Following are additional comments on some specific matters in Nienhuys's reply (Skeptical Inquirer, July/August, 1998, p. 60: "Responding to Ertel: Mars Flukes") to the abbreviated version of the "dissent" shown above, as it was published in SI. That shorter version will be published here at a later date.

Nienhuys says:
"When one checks an hypothesis, one should not include the data that gave rise to it. That's one bias Ertel did not correct."
Comment:
It is difficult to understand the contradiction contained in this remark, since in checking Gauquelin's Mars hypothesis, the French skeptics (CFEPP, 1996) selected 1,066 boxers, cyclists, swimmers, track and field athletes, etc. from Le Roy's Dictionnaire des Sports, a work which was Gauquelin's primary source. Thus, their sample included many of those that gave rise to Gauquelin's hypothesis. Nienhuys fully approved of this procedure when it seemed to imply a negative conclusion about Gauquelin's work, but he apparently doesn t approve of it when it leads to a positive conclusion.
Nienhuys says:
"Moreover, Ertel and Irving have missed the main point of my article, namely that Gauquelin might have biasedly thrown out unreliable data."
Comment:
Ertel and Irving did in fact reply to this point, and right at the start of what they said: "He [Nienhuys] makes his case by referring to Gauquelin's database which he deems biased." (p. 59).
Nienhuys says:
"Ertel did not correct for that either" [meaning Ertel did not correct for Gauquelin's bias].
Comment:
This statement again simply contradicts our account, as well as a fact (that Nienhuys is well aware of) which has been in the public record since 1988: "Ertel visited Gauquelin in Paris and copied N = 1,496 unpublished Gauquelin cases that he found in Gauquelin's files, and then combined them with the published sample, thus obtaining N = 4,384. This total is bias-corrected." Italics stressed this point in our article. As Ertel has pointed out many times before, this total includes all athletes in Gauquelin's possession, whether he considered them favorable to his case or not.
Nienhuys :
Next, Nienhuys refers to Ertel and Irving's graph in which the shape of the distribution of the French skeptics' athletes across 12 Mars sectors differs but little from the shape of the distribution of Gauquelin athletes (see above). He explains the correlation away in this fashion: "...the CFEPP's data consist about five sixths of Gauquelin data. Data that share so much are necessarily correlated. That's a predictable artifact ...."
Comment:
The reader should notice that Nienhuys does not say:

Gauquelin's data consist about one-fifth of CFEPP data (i.e., 22%, or 933 CFEPP cases, are found among 4,384 Gauquelin cases),

instead he says:

"...the CFEPP's data consist about five sixths of Gauquelin data..." (i.e., 83%, or 933 Gauquelin cases, are found among 1,066+63 CFEPP cases).

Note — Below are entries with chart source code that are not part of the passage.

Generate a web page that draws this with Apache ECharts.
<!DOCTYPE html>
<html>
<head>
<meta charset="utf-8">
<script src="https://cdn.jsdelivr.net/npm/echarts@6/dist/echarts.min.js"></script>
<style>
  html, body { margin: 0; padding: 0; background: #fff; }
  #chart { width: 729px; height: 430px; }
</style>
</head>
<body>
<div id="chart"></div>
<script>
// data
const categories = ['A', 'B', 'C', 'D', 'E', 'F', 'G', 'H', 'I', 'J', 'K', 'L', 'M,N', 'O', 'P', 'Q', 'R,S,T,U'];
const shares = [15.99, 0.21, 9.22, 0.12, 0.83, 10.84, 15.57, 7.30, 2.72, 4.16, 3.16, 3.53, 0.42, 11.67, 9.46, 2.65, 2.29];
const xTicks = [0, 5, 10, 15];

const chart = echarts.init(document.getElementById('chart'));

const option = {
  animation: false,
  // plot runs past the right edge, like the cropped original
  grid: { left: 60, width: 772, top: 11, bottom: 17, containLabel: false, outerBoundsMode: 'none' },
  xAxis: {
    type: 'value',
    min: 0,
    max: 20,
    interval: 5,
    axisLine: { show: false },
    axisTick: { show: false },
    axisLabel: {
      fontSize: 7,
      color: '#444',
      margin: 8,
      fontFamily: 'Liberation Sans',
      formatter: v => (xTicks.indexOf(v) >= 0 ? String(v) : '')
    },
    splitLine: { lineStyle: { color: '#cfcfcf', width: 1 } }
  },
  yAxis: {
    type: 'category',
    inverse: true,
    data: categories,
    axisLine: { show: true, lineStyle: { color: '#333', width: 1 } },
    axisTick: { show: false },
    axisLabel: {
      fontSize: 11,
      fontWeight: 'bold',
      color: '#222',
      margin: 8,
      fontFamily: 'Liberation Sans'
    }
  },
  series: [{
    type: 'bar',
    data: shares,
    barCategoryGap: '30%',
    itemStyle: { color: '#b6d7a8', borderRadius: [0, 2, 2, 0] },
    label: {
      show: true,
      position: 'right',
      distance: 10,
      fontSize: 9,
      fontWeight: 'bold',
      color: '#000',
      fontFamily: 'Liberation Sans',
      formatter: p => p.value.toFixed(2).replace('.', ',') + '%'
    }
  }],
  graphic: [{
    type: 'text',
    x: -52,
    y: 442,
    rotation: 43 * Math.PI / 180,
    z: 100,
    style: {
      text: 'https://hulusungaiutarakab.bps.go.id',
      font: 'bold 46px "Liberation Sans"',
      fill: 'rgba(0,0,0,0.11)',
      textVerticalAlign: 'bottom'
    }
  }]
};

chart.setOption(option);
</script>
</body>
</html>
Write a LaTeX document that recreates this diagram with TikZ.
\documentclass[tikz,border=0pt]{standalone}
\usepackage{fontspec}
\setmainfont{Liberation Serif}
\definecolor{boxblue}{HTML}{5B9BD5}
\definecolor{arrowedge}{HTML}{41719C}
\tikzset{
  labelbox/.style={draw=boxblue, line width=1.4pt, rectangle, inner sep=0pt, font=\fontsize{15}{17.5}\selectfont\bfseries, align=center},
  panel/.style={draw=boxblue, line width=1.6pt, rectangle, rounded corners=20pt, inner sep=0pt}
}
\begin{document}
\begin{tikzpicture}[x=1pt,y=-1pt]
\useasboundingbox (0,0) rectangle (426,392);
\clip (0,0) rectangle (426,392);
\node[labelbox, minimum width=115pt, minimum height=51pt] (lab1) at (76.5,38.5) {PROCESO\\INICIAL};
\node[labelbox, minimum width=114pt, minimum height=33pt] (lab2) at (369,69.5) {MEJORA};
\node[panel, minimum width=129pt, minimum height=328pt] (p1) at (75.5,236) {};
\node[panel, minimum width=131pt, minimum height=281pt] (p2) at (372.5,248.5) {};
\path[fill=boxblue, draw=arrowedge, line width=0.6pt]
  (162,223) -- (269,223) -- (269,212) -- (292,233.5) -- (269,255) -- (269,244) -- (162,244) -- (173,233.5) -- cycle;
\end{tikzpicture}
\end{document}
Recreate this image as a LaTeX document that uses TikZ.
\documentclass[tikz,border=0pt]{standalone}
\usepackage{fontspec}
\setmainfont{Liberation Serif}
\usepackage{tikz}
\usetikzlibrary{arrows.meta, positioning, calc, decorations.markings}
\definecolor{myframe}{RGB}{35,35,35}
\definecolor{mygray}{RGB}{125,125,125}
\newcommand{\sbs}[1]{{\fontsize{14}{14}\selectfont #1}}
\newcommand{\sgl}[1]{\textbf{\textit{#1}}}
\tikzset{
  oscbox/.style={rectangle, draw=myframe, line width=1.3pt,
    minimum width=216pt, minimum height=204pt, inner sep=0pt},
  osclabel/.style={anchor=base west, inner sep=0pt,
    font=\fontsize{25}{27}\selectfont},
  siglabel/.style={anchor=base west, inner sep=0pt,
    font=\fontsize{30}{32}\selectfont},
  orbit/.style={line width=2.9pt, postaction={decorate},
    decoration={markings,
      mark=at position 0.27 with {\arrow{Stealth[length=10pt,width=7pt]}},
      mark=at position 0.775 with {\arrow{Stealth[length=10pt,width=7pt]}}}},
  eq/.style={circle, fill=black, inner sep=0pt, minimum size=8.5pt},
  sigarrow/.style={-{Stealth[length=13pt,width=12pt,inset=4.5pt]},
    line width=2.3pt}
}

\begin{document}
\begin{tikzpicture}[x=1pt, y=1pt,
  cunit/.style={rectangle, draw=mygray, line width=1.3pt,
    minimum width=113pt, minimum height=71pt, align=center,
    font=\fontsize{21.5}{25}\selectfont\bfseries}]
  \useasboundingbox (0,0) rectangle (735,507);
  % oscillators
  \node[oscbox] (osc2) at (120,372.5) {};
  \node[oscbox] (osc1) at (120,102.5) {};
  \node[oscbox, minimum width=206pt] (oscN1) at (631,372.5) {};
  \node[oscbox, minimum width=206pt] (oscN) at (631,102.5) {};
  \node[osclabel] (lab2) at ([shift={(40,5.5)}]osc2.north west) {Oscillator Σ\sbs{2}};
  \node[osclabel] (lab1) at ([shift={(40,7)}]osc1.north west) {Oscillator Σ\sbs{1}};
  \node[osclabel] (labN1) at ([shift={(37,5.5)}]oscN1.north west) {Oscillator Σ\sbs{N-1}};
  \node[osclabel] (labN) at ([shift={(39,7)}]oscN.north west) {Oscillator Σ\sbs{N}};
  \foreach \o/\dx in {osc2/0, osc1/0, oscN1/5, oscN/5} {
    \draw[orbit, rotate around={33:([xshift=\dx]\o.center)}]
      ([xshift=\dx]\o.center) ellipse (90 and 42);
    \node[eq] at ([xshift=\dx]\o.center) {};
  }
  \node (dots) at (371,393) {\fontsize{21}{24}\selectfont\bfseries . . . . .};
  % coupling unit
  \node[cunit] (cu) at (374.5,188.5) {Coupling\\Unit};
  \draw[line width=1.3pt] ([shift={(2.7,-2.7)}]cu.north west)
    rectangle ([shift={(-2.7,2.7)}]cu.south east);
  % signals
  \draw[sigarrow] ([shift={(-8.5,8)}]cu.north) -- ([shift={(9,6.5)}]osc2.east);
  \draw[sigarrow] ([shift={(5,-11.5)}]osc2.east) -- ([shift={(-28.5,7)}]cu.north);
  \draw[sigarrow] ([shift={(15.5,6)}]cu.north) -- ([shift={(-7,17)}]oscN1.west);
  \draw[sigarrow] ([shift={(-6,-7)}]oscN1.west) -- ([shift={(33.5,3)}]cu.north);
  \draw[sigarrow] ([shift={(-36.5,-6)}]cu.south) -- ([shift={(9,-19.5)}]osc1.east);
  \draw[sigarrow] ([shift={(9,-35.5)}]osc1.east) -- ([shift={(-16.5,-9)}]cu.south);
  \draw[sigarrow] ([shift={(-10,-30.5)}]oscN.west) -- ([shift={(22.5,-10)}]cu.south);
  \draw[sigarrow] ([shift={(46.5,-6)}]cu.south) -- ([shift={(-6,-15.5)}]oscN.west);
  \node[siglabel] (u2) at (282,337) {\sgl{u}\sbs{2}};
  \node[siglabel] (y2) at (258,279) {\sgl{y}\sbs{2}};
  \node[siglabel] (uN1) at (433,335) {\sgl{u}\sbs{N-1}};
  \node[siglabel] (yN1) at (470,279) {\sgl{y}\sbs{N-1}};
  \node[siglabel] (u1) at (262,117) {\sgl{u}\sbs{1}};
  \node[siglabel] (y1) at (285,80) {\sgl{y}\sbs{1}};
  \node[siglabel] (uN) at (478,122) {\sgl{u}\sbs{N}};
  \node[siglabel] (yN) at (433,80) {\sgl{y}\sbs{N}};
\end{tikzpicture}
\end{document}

Both statements are true and both irrelevant. However, on the face of it, an overlap of 83% seems to indicate considerable constraint. While the overlap is in any case irrelevant, stating it with the larger rather than the smaller number signals that the statement is rhetorical and incomplete.
 
Nienhuys :
"Ertel and Irving insinuate some kind of sinister skeptic plot to account for the absence of CFEPP's significance."
Comment:
This could have been put without rhetoric, for example: E & I claim to have evidence that CFEPP's lack  of significance is due to the CFEPP's biased sampling. No plot is either alleged or implied by Ertel and Irving, nor is one required in order to consider the facts of the case.
Nienhuys :
"It's just another of Ertel's attacks in which a poor grasp of statistics is used to launch another innuendo about skeptic bad faith...."
Comment:
This is an ad hominem which possibly escaped the Skeptical Inquirer editor's attention. However, readers may judge for themselves the soundness, or lack of same, in Nienhuys's charge on Ertel's understanding of statistics by comparing the substantive points made above with what Nienhuys says, whether in our quotes or in his full comments in SI.